→ Aim
Retype nothing but the lines from the start of the material up to and including the line with "XAxis, YAxis, CartesianGrid". Pictures don't belong in the copy.

→ Dataset section
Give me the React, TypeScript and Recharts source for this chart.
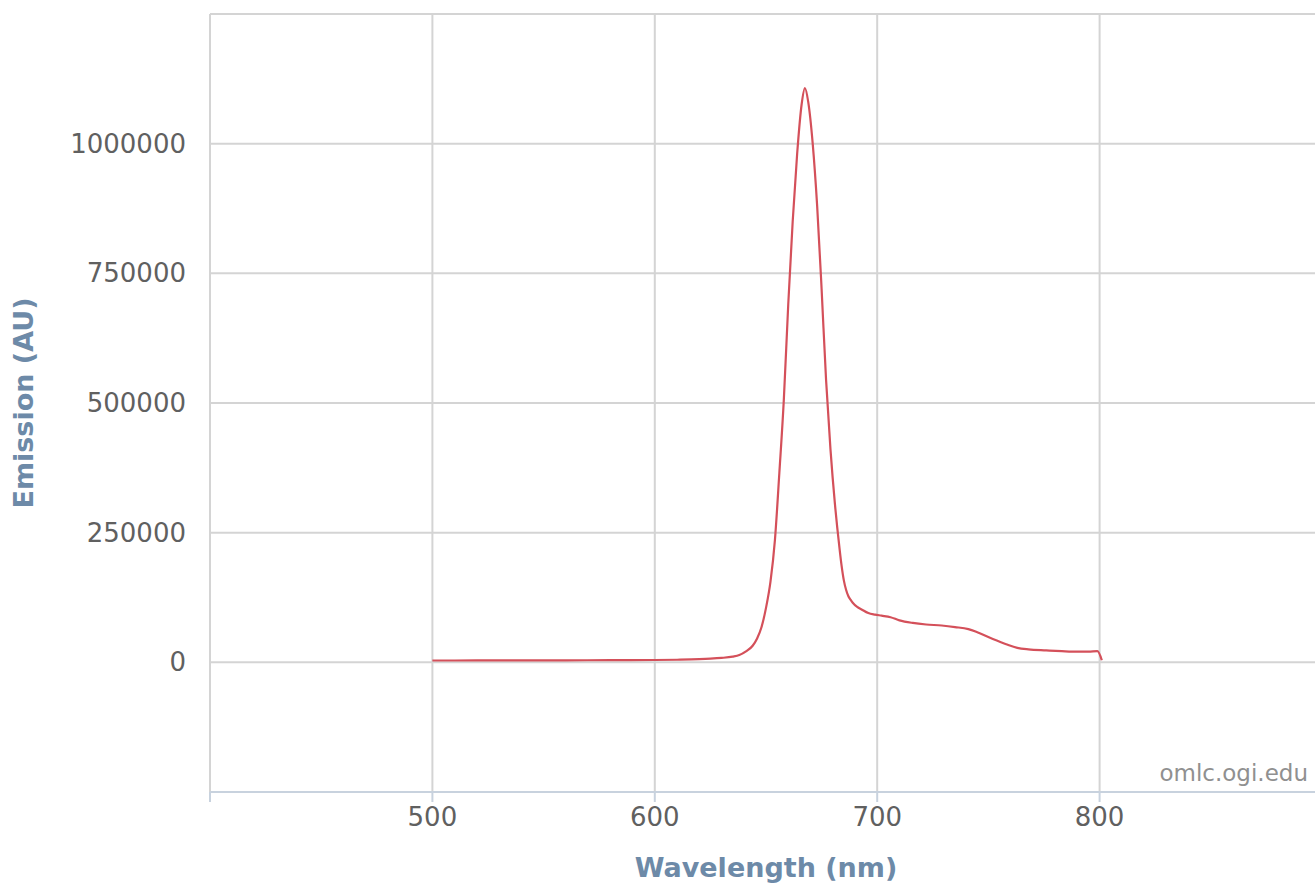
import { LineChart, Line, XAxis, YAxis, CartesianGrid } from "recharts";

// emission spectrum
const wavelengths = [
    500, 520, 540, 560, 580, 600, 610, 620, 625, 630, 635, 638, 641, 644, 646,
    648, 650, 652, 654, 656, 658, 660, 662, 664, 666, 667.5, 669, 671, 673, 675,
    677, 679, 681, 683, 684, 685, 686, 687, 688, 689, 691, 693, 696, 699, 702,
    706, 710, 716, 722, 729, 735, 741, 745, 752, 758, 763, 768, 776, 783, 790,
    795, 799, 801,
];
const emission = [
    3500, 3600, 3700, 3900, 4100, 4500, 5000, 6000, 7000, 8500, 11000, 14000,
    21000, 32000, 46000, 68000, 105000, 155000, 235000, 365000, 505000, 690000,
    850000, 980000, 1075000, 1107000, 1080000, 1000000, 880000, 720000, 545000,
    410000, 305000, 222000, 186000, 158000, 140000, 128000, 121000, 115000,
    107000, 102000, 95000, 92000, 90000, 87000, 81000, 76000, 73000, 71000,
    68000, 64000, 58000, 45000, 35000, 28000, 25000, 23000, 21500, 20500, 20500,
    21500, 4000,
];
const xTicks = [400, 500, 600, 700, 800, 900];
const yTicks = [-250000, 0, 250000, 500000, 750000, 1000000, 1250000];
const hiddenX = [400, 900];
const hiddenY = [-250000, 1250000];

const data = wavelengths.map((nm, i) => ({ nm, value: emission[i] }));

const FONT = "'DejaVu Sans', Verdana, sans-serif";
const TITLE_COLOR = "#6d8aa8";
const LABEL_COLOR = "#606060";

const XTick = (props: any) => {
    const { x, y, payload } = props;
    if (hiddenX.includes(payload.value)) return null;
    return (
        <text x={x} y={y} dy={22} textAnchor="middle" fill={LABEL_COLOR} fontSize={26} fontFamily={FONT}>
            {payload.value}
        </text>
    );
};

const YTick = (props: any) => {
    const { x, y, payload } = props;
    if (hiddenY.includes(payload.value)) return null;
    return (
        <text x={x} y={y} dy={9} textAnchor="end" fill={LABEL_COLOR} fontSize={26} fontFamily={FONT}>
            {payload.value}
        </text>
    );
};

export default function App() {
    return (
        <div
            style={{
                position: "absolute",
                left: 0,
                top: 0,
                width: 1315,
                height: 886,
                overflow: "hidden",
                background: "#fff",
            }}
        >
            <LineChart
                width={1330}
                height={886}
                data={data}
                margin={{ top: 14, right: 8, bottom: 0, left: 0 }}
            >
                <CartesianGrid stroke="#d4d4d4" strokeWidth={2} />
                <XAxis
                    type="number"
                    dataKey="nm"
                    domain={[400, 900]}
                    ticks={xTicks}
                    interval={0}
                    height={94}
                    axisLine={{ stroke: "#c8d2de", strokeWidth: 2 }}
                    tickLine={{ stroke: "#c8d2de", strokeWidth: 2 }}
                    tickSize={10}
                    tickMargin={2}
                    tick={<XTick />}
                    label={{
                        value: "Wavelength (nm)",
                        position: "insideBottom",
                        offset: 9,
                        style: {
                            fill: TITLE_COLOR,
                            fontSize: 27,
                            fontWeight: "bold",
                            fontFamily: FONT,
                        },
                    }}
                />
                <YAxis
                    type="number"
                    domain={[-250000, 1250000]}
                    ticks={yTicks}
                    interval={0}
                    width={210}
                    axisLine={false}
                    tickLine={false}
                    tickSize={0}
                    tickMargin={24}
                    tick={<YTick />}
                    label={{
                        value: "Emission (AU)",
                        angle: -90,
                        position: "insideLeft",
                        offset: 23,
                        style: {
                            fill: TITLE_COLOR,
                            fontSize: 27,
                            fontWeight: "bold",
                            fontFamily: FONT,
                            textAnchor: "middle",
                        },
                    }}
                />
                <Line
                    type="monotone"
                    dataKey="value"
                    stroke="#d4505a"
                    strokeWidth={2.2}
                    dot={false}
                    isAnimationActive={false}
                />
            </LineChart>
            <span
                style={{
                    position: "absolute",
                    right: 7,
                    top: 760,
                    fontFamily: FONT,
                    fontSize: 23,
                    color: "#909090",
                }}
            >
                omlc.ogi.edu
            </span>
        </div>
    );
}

→ Reply to the task
Give me the React, TypeScript and Recharts source for this chart.
import { LineChart, Line, XAxis, YAxis, CartesianGrid } from "recharts";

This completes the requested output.